Beyond chip manufacturing, Samsung SDS, the group's information technology and logistics division, will build two artificial intelligence data centers—one in South Jeolla province and another in Gumi. These facilities will support the computational demands of AI systems and services, though Samsung provided no additional details about their scale or timeline. The conglomerate also announced that Samsung SDI, its electric-vehicle battery subsidiary, is exploring the creation of a domestic production line for next-generation batteries, including all-solid-state variants, suggesting the company sees AI-driven growth as an opportunity to diversify its technology portfolio.
The timing of Samsung's announcement aligns with a broader South Korean push to establish the country as a global AI powerhouse. The government has pledged to triple its artificial intelligence spending in the coming year, and President Lee Jae Myung has committed to making South Korea one of the world's top three AI nations, behind only the United States and China. Samsung's $310 billion commitment can be read partly as a response to that national ambition and partly as a calculated bet that AI demand will remain robust for years to come.
Yet the investment also reflects a tension running through the technology sector. The AI boom has created enormous valuations and spending commitments, raising questions about whether the market is overheating. Comparisons to the dot-com bubble of the late 1990s have become common in financial circles, and some analysts worry that sky-high tech share prices may not be sustainable if AI adoption slows or if the technology fails to deliver the promised returns. Samsung, by committing such vast sums to AI infrastructure, is essentially betting that the boom is real and durable—that the world will need far more memory chips and computing capacity than it currently has, and that the company can build the factories to supply it before demand plateaus.
Notable Quotes
The Pyeongtaek plant is expected to play an even greater strategic role in both the global semiconductor supply chain and South Korea's domestic chip ecosystem— Samsung statement
The Hearth Conversation Another angle on the story
Why is Samsung making such a massive bet on AI right now? What's the urgency?

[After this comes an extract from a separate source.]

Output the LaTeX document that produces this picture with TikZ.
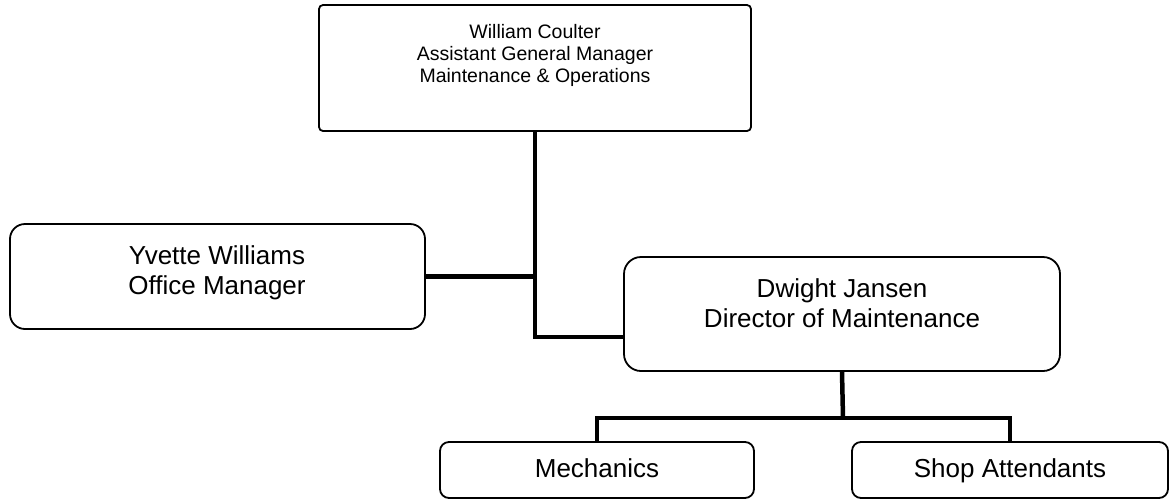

The numbers tell the story. Samsung's profit jumped 30 percent in a single quarter just from AI chip demand. That's not gradual growth—that's a market that's accelerating fast. If they wait, competitors fill the gap.
But they're already one of the world's largest chip makers. Why do they need a whole new plant?
Because the plant they have now can't keep up. AI systems need enormous amounts of memory, and every major tech company is racing to build data centers. Samsung is seeing orders they can't fulfill. Pyeongtaek Plant 5 is them saying: we're going to double down on this.
The article mentions concerns about an AI bubble. Doesn't Samsung worry about that?
Of course they do. But from their perspective, the risk of not investing is worse than the risk of overinvesting. If the bubble bursts, they've built expensive factories. If it doesn't burst and they didn't build them, they've lost the entire market to someone else.
What about the data centers? Why does Samsung need to own those?
Control. If you own the infrastructure, you own the relationship with customers. You're not just selling chips; you're selling the whole system. It's vertical integration—keeping more of the value chain inside the company.
And South Korea's government is pushing this too?
Exactly. The government sees AI as a strategic industry, like semiconductors were in the 1980s. They want South Korea to be a top-three AI power. Samsung's investment isn't just corporate strategy—it's national strategy.